Depressão geriátrica: a microbiota intestinal envolvida na remissão?

A flora microbiana intestinal, já inculpada de envolvimento no funcionamento neuropsiquiátrico por estudos anteriores, poderá permitir prever a resposta ao tratamento da depressão geriátrica, inclusivamente por placebo. E a sua futura, ou não, remissão.

Publicado em 01 Junho 2021
Atualizado em 18 Agosto 2022

Sobre este artigo

Publicado em 01 Junho 2021
Atualizado em 18 Agosto 2022

Verdadeiro problema de saúde pública, a depressão geriátrica poderá afetar até 25% dos idosos, com taxas de remissão mais reduzidas e maiores taxas de recaída do que nos adultos mais jovens. Daí a busca de biomarcadores que permitam prever a resposta aos antidepressivos. Essa busca, até agora sem sucesso, encontra-se atualmente num ponto de viragem: como as interações cérebro-intestino-microbiota modulam as perturbações do estado de espírito e a disbiose intestinal se manifesta para o final da vida, investigadores emitiram a hipótese de a microbiota intestinal permitir prever a resposta ao tratamento antidepressivo na depressão geriátrica. A análise secundária de um ensaio aleatório controlado (12 semanas com Levomilnaciprano (LVM) vs. placebo), realizado na Califórnia com idosos com distúrbio depressivo maior, parece dar-lhes razão.

Géneros bacterianos capazes de prever a remissão

Na impossibilidade de observar as diferenças na taxas de remissão entre os grupos com LVM e com placebo, a análise juntou 4 pacientes tratados e 8 do grupo de controlo. Destes 12 idosos, 5 venceram a depressão (avaliação ≤ 6 na escala de Hamilton): eram mais jovens que a média (67 vs. 74 anos), todos do sexo masculino, mas a sua microbiota intestinal antes do tratamento não apresentava qualquer diferença em termos de diversidade α ou β. Por outro lado, possuía 9 géneros bacterianos que poderão permitir prever com precisão a remissão: uma microbiota enriquecida em Faecalibacterium, e, em menor medida, em Agathobacter e Roseburia será o prenúncio, portanto, do triunfo sobre a depressão.

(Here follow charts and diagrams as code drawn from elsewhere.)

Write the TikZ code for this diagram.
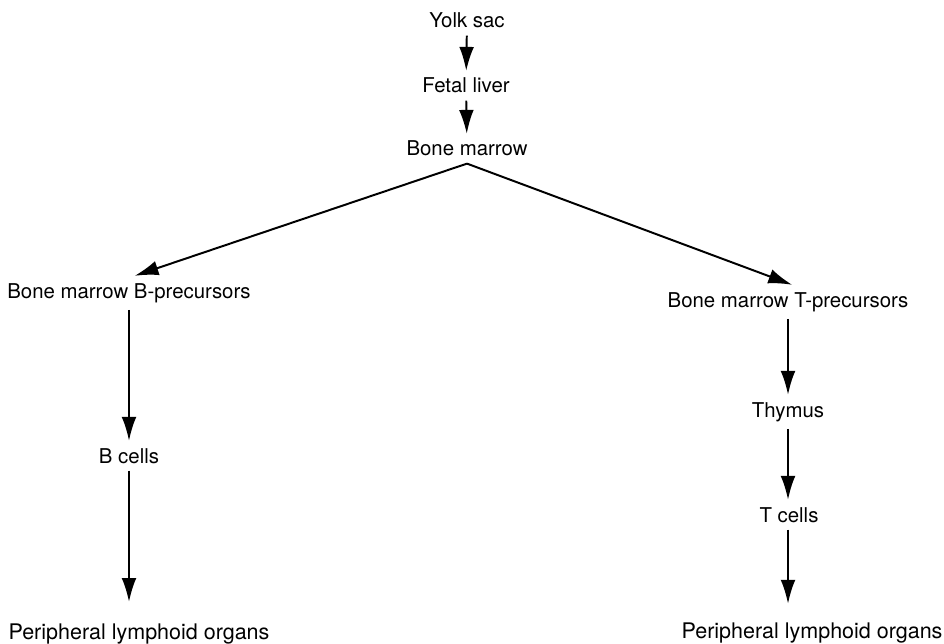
\documentclass[tikz,border=0pt]{standalone}
\usepackage{fontspec}
\setmainfont{TeX Gyre Heros}
\usetikzlibrary{arrows.meta, positioning}

\begin{document}
\begin{tikzpicture}[
  x=0.025cm, y=-0.025cm,
  lbl/.style={anchor=base, inner sep=5pt, font=\fontsize{14.5}{17}\selectfont},
  wide/.style={lbl, font=\fontsize{15.3}{18}\selectfont},
  arrow/.style={-{Latex[length=17pt, width=10.5pt]}, line width=1.4pt}
]
\useasboundingbox (0,0) rectangle (944,643);
\node[lbl] (yolk) at (467,28) {Yolk sac};
\node[lbl] (liver) at (466,93) {Fetal liver};
\node[lbl] (bm) at (467,156) {Bone marrow};
\node[lbl] (bmb) at (129,298) {Bone marrow B-precursors};
\node[lbl] (bmt) at (788,307) {Bone marrow T-precursors};
\node[lbl] (bcell) at (129,463) {B cells};
\node[lbl] (thym) at (788,417) {Thymus};
\node[lbl] (tcell) at (789,522) {T cells};
\node[wide] (plb) at (139,639) {Peripheral lymphoid organs};
\node[wide] (plt) at (812,638) {Peripheral lymphoid organs};
\draw[arrow] (yolk) -- (liver);
\draw[arrow] (liver) -- (bm);
\draw[arrow] (bm.south) -- ([xshift=4pt]bmb.north);
\draw[arrow] (bm.south) -- ([xshift=3pt]bmt.north);
\draw[arrow] (bmb.south -| bcell) -- (bcell.north);
\draw[arrow, shorten >=10pt] (bcell.south) -- (plb.north -| bcell);
\draw[arrow] (bmt.south -| thym) -- (thym.north);
\draw[arrow] (thym.south) -- (tcell.north -| thym);
\draw[arrow, shorten >=8pt] (tcell.south -| thym) -- (plt.north -| thym);
\end{tikzpicture}
\end{document}
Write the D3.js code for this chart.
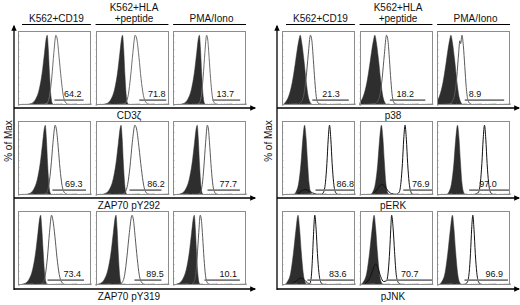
<!DOCTYPE html>
<html><head><meta charset="utf-8">
<script src="https://cdn.jsdelivr.net/npm/d3@7"></script>
<style>html,body{margin:0;padding:0;background:#fff;} svg{display:block;font-family:"Liberation Sans",Arial,sans-serif;}</style>
</head><body><svg id="c" width="520" height="305"></svg>
<script>
// ---------- DATA ----------
const columnHeaders = [["K562+CD19"], ["K562+HLA", "+peptide"], ["PMA/Iono"]];
const leftMarkers = ["CD3ζ", "ZAP70 pY292", "ZAP70 pY319"];
const rightMarkers = ["p38", "pERK", "pJNK"];
const yAxisLabel = "% of Max";

// gate percentages [row][col]
const leftGatePct = [[64.2, 71.8, 13.7], [69.3, 86.2, 77.7], [73.4, 89.5, 10.1]];
const rightGatePct = [[21.3, 18.2, 8.9], [86.8, 76.9, 97.0], [83.6, 70.7, 96.9]];

// gate ranges in log-decades (0..5) [row][col]
const leftGates = [[[2.5, 4.5], [3.0, 4.85], [2.7, 4.6]],
                   [[2.36, 4.66], [2.33, 4.52], [2.36, 4.58]],
                   [[2.03, 4.53], [2.67, 4.52], [2.15, 4.58]]];
const rightGates = [[[2.08, 4.58], [2.08, 4.51], [1.9, 4.6]],
                    [[2.3, 5.0], [3.0, 5.0], [2.2, 4.95]],
                    [[1.74, 4.93], [1.88, 5.0], [1.88, 4.86]]];
// gate label centre (decades)
const leftLabelX = [[3.75, 4.2, 3.58], [3.82, 4.14, 3.78], [3.72, 4.08, 3.78]];
const rightLabelX = [[3.37, 3.13, 2.6], [4.34, 4.2, 3.5], [3.82, 3.44, 3.92]];

// control (filled) histograms: [decade, % of max]
const leftFilled = [
 [
  [[0.5,0],[0.9,2],[1.2,8],[1.45,22],[1.65,45],[1.82,75],[1.95,97],[2.0,100],[2.08,80],[2.16,45],[2.25,15],[2.34,3],[2.48,0]],
  [[0.35,0],[0.75,2],[1.05,8],[1.3,22],[1.5,45],[1.67,75],[1.8,97],[1.85,100],[1.93,80],[2.01,45],[2.1,15],[2.19,3],[2.33,0]],
  [[0.3,0],[0.7,2],[1.0,8],[1.25,22],[1.45,45],[1.62,75],[1.75,97],[1.8,100],[1.88,80],[1.96,45],[2.05,15],[2.14,3],[2.28,0]]
 ],
 [
  [[0.37,0],[0.77,2],[1.07,8],[1.32,22],[1.52,45],[1.69,75],[1.82,97],[1.87,100],[1.95,80],[2.03,45],[2.12,15],[2.21,3],[2.35,0]],
  [[0.25,0],[0.65,2],[0.95,8],[1.2,22],[1.4,45],[1.57,75],[1.7,97],[1.75,100],[1.83,80],[1.91,45],[2.0,15],[2.09,3],[2.23,0]],
  [[0.15,0],[0.55,2],[0.85,8],[1.1,22],[1.3,45],[1.47,75],[1.6,97],[1.65,100],[1.73,80],[1.81,45],[1.9,15],[1.99,3],[2.13,0]]
 ],
 [
  [[0.05,0],[0.45,2],[0.75,8],[1.0,22],[1.2,45],[1.37,75],[1.5,97],[1.55,100],[1.63,82],[1.72,50],[1.82,18],[1.92,4],[2.05,0]],
  [[-0.1,0],[0.3,2],[0.6,8],[0.85,22],[1.05,45],[1.22,75],[1.35,97],[1.4,100],[1.48,80],[1.56,45],[1.65,15],[1.74,3],[1.88,0]],
  [[-0.05,0],[0.35,2],[0.65,8],[0.9,22],[1.1,45],[1.27,75],[1.4,97],[1.45,100],[1.53,80],[1.61,45],[1.7,15],[1.79,3],[1.93,0]]
 ]
];
// stimulated (open) histograms
const leftOpen = [
 [
  [[1.7,0],[2.0,3],[2.18,15],[2.32,40],[2.46,75],[2.6,100],[2.7,93],[2.82,68],[2.96,38],[3.1,14],[3.25,4],[3.45,1],[3.9,0]],
  [[1.8,0],[2.05,3],[2.25,15],[2.4,40],[2.56,75],[2.72,100],[2.84,93],[2.98,68],[3.12,38],[3.28,14],[3.45,4],[3.65,1],[4.0,0]],
  [[1.6,0],[1.8,3],[1.95,15],[2.06,40],[2.18,75],[2.3,100],[2.38,93],[2.47,68],[2.57,38],[2.68,14],[2.8,4],[2.95,1],[3.3,0]]
 ],
 [
  [[1.7,0],[1.95,3],[2.12,15],[2.26,40],[2.4,75],[2.55,100],[2.64,93],[2.76,68],[2.88,38],[3.02,14],[3.16,4],[3.35,1],[3.8,0]],
  [[1.75,0],[2.0,3],[2.2,15],[2.36,40],[2.52,75],[2.7,100],[2.83,93],[2.98,68],[3.14,38],[3.3,14],[3.45,4],[3.65,1],[4.1,0]],
  [[1.65,0],[1.85,3],[2.0,15],[2.11,40],[2.23,75],[2.35,100],[2.43,93],[2.52,68],[2.62,38],[2.73,14],[2.85,4],[3.0,1],[3.35,0]]
 ],
 [
  [[1.45,0],[1.7,3],[1.88,15],[2.02,40],[2.16,75],[2.3,100],[2.4,92],[2.53,70],[2.67,40],[2.83,15],[3.0,4],[3.2,1],[3.6,0]],
  [[1.5,0],[1.8,3],[2.0,15],[2.15,40],[2.32,75],[2.5,100],[2.6,93],[2.72,68],[2.86,38],[3.0,14],[3.15,4],[3.35,1],[3.8,0]],
  [[1.2,0],[1.4,3],[1.55,15],[1.65,40],[1.76,75],[1.86,100],[1.94,93],[2.03,68],[2.12,38],[2.22,14],[2.33,4],[2.48,1],[2.8,0]]
 ]
];
const rightFilled = [
 [
  [[0.0,0],[0.2,3],[0.45,12],[0.7,32],[0.9,58],[1.05,80],[1.15,92],[1.25,100],[1.35,90],[1.5,65],[1.65,35],[1.8,12],[1.95,3],[2.1,0]],
  [[-0.2,0],[0.0,3],[0.25,12],[0.5,32],[0.7,58],[0.85,80],[0.95,92],[1.05,100],[1.15,90],[1.3,65],[1.45,35],[1.6,12],[1.75,3],[1.9,0]],
  [[-0.3,0],[-0.1,3],[0.15,12],[0.4,32],[0.6,58],[0.75,80],[0.85,92],[0.95,100],[1.05,90],[1.2,65],[1.35,35],[1.5,12],[1.65,3],[1.8,0]]
 ],
 [
  [[0.75,0],[0.95,4],[1.15,18],[1.3,45],[1.42,78],[1.55,100],[1.65,82],[1.75,48],[1.85,18],[1.95,5],[2.1,0]],
  [[0.7,0],[0.9,4],[1.1,18],[1.25,45],[1.37,78],[1.5,100],[1.6,82],[1.7,48],[1.8,18],[1.9,5],[2.05,0]],
  [[0.6,0],[0.8,4],[1.0,18],[1.15,45],[1.27,78],[1.4,100],[1.5,82],[1.6,48],[1.7,18],[1.8,5],[1.95,0]]
 ],
 [
  [[0.1,0],[0.35,4],[0.6,18],[0.78,45],[0.95,78],[1.1,100],[1.2,82],[1.32,48],[1.45,18],[1.57,5],[1.75,0]],
  [[0.0,0],[0.25,4],[0.5,18],[0.68,45],[0.85,78],[1.0,100],[1.1,82],[1.22,48],[1.35,18],[1.47,5],[1.65,0]],
  [[0.05,0],[0.3,4],[0.55,18],[0.73,45],[0.9,78],[1.05,100],[1.15,82],[1.27,48],[1.4,18],[1.52,5],[1.7,0]]
 ]
];
const rightOpen = [
 [
  [[1.0,0],[1.3,4],[1.5,15],[1.65,38],[1.8,72],[1.95,100],[2.05,92],[2.15,65],[2.25,35],[2.35,12],[2.47,3],[2.65,1],[3.0,0]],
  [[0.9,0],[1.2,4],[1.4,15],[1.55,38],[1.7,72],[1.85,100],[1.95,92],[2.05,65],[2.15,35],[2.25,12],[2.37,3],[2.55,1],[2.9,0]],
  [[0.7,0],[1.0,4],[1.2,15],[1.35,40],[1.48,75],[1.56,92],[1.62,88],[1.7,100],[1.8,85],[1.9,55],[2.0,25],[2.1,8],[2.25,2],[2.5,0]]
 ],
 [
  [[0.8,0],[1.1,2],[1.35,6],[1.6,8],[1.85,6],[2.1,3],[2.4,1],[2.7,1],[2.85,4],[2.98,18],[3.08,45],[3.17,80],[3.26,100],[3.35,80],[3.44,45],[3.54,18],[3.65,5],[3.8,1],[4.1,0]],
  [[0.7,0],[1.0,3],[1.25,9],[1.5,15],[1.75,12],[1.95,6],[2.2,2],[2.5,1],[2.72,4],[2.84,18],[2.94,45],[3.03,80],[3.12,100],[3.21,80],[3.3,45],[3.4,18],[3.51,5],[3.65,1],[3.95,0]],
  [[2.3,0],[2.6,1],[2.84,4],[2.97,18],[3.07,45],[3.16,80],[3.25,100],[3.34,80],[3.43,45],[3.53,18],[3.64,5],[3.8,1],[4.1,0]]
 ],
 [
  [[0.4,0],[0.7,2],[1.0,6],[1.3,10],[1.55,7],[1.75,3],[1.9,2],[2.0,10],[2.08,35],[2.16,72],[2.25,100],[2.34,80],[2.43,45],[2.53,18],[2.64,5],[2.8,1],[3.1,0]],
  [[0.2,0],[0.5,4],[0.75,12],[0.95,24],[1.1,30],[1.25,25],[1.45,12],[1.65,5],[1.85,6],[1.97,20],[2.07,50],[2.14,80],[2.2,100],[2.3,82],[2.4,48],[2.5,18],[2.62,5],[2.8,1],[3.1,0]],
  [[1.6,0],[1.9,1],[2.07,4],[2.2,18],[2.29,45],[2.37,80],[2.45,100],[2.53,80],[2.62,45],[2.72,18],[2.83,5],[3.0,1],[3.3,0]]
 ]
];

// ---------- DRAWING ----------
const svg = d3.select("#c");
const defs = svg.append("defs");
defs.append("marker").attr("id", "arr").attr("viewBox", "0 0 10 10")
  .attr("refX", 8).attr("refY", 5).attr("markerWidth", 7).attr("markerHeight", 6)
  .attr("markerUnits", "userSpaceOnUse").attr("orient", "auto")
  .append("path").attr("d", "M0,0.5L10,5L0,9.5Z").attr("fill", "#000");

const groups = [
  {markers: leftMarkers, pct: leftGatePct, gates: leftGates, labelX: leftLabelX,
   filled: leftFilled, open: leftOpen, x0: 18, x1: 246, axisX: 14, axisEnd: 255, yLabX: 12,
   openColor: ["#6e6e6e", "#5a5a5a", "#5a5a5a"]},
  {markers: rightMarkers, pct: rightGatePct, gates: rightGates, labelX: rightLabelX,
   filled: rightFilled, open: rightOpen, x0: 282, x1: 510, axisX: 277, axisEnd: 519, yLabX: 272,
   openColor: ["#5a5a5a", "#111", "#111"]}
];
const rows = d3.scaleBand().domain([0, 1, 2]).range([31, 285]).paddingInner(0.178);
const labelBase = [119, 209, 300];

groups.forEach((g, gi) => {
  const cols = d3.scaleBand().domain([0, 1, 2]).range([g.x0, g.x1]).paddingInner(0.06);
  const pw = cols.bandwidth(), ph = rows.bandwidth();

  // column headers
  columnHeaders.forEach((lines, c) => {
    const cx = cols(c) + pw / 2 + 2;
    svg.append("line").attr("x1", cols(c) + (c === 0 ? 4 : 0)).attr("x2", cols(c) + pw)
      .attr("y1", 24.5).attr("y2", 24.5).attr("stroke", "#000").attr("stroke-width", 1);
    lines.forEach((t, i) => {
      svg.append("text").attr("x", cx).attr("y", 22 - (lines.length - 1 - i) * 11.5)
        .attr("text-anchor", "middle").attr("font-size", 10).attr("fill", "#111").text(t);
    });
  });

  // y axis
  const bottomAxisY = rows(2) + ph + 4;
  svg.append("line").attr("x1", g.axisX).attr("x2", g.axisX)
    .attr("y1", bottomAxisY + 1).attr("y2", 26)
    .attr("stroke", "#000").attr("stroke-width", 1.3).attr("marker-end", "url(#arr)");
  svg.append("text").attr("transform", `translate(${g.yLabX},141) rotate(-90)`)
    .attr("text-anchor", "middle").attr("font-size", 10).attr("fill", "#111").text(yAxisLabel);

  [0, 1, 2].forEach(r => {
    const py = rows(r);
    const axY = py + ph + 3 + (r === 2 ? 1 : 0);
    svg.append("line").attr("x1", g.axisX).attr("x2", g.axisEnd).attr("y1", axY).attr("y2", axY)
      .attr("stroke", "#000").attr("stroke-width", 1.3).attr("marker-end", "url(#arr)");
    svg.append("text").attr("x", (g.x0 + g.x1) / 2 - 3).attr("y", labelBase[r])
      .attr("text-anchor", "middle").attr("font-size", 10).attr("fill", "#111").text(g.markers[r]);

    [0, 1, 2].forEach(c => {
      const px = cols(c);
      const x = d3.scaleLinear().domain([0, 5]).range([px, px + pw]);
      const xl = d3.scaleLog().domain([1, 1e5]).range([px, px + pw]);
      const y = d3.scaleLinear().domain([0, 106]).range([py + ph, py]);
      const id = `clip${gi}${r}${c}`;
      defs.append("clipPath").attr("id", id).append("rect")
        .attr("x", px).attr("y", py).attr("width", pw).attr("height", ph);
      const pg = svg.append("g");
      const inner = pg.append("g").attr("clip-path", `url(#${id})`);

      const area = d3.area().x(d => x(d[0])).y0(y(0)).y1(d => y(d[1])).curve(d3.curveMonotoneX);
      const line = d3.line().x(d => x(d[0])).y(d => y(d[1])).curve(d3.curveMonotoneX);
      inner.append("path").datum(g.filled[r][c]).attr("d", area)
        .attr("fill", "#2e2e2e").attr("stroke", "#2e2e2e").attr("stroke-width", 0.5);
      inner.append("path").datum(g.open[r][c]).attr("d", line)
        .attr("fill", "none").attr("stroke", g.openColor[r]).attr("stroke-width", 1);

      // gate
      const gy = y(7);
      const [ga, gb] = g.gates[r][c];
      inner.append("line").attr("x1", x(ga)).attr("x2", x(gb)).attr("y1", gy).attr("y2", gy)
        .attr("stroke", "#7a7a7a").attr("stroke-width", 1.6);
      pg.append("text").attr("x", x(g.labelX[r][c])).attr("y", gy - 3)
        .attr("text-anchor", "middle").attr("font-size", 9).attr("fill", "#111")
        .text(g.pct[r][c].toFixed(1));

      // ticks
      const bt = pg.append("g").attr("transform", `translate(0,${py + ph})`)
        .call(d3.axisBottom(xl).tickSize(-1.5).tickFormat(""));
      bt.select(".domain").remove();
      bt.selectAll("line").attr("stroke", "#888").attr("stroke-width", 0.6);
      const lt = pg.append("g").attr("transform", `translate(${px},0)`)
        .call(d3.axisLeft(y).tickValues(d3.range(0, 101, 10)).tickSize(-1.5).tickFormat(""));
      lt.select(".domain").remove();
      lt.selectAll("line").attr("stroke", "#888").attr("stroke-width", 0.6);

      pg.append("rect").attr("x", Math.round(px) + 0.5).attr("y", Math.round(py) + 0.5)
        .attr("width", Math.round(pw) - 1).attr("height", Math.round(ph) - 1)
        .attr("fill", "none").attr("stroke", "#8c8c8c").attr("stroke-width", 1);
    });
  });
});
</script></body></html>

A microbiota intestinal evolui em caso de remissão

O estudo demonstrou também que a microbiota intestinal dos doentes em remissão (mas não a dos pacientes que permaneceram deprimidos) modifica-se durante a respetiva ultrapassagem do distúrbio depressivo. Assim, os investigadores observaram um aumento de determinados táxons, nomeadamente Flavonifractor e DTU089. De acordo com os autores, o aumento da presença destas bactérias, que não têm efeitos antidepressivos conhecidos, poderá resultar do fim do estado depressivo (alimentação melhorada, aumento da atividade física, recuperação do sono, menos stress, etc.).

Para breve: uma medicina personalizada para o tratamento da depressão geriátrica?


A relação entre a microbiota intestinal e a depressão durante o envelhecimento permanece, no entanto, pouco compreendida: será que o lento declínio do sistema imunitário (imunossenescência) provoca um aumento gradual da inflamação crónica? Será que esse aumento faz alterar a microbiota intestinal (perda de diversidade)? Ainda que permaneçam todas essas perguntas, este estudo mostra pela primeira vez o papel da microbiota intestinal na previsão da resposta ao tratamento da depressão geriátrica, e inclusivamente o efeito placebo. Embora estes resultados devam ser confirmados por estudos prospetivos de maior envergadura, eles poderão abrir caminho para uma medicina personalizada, capaz de escolher o antidepressivo certo de acordo com a microbiota e a eficácia por ela prevista, ou até mesmo de tratar a depressão mediante o reforço de determinados táxons benéficos.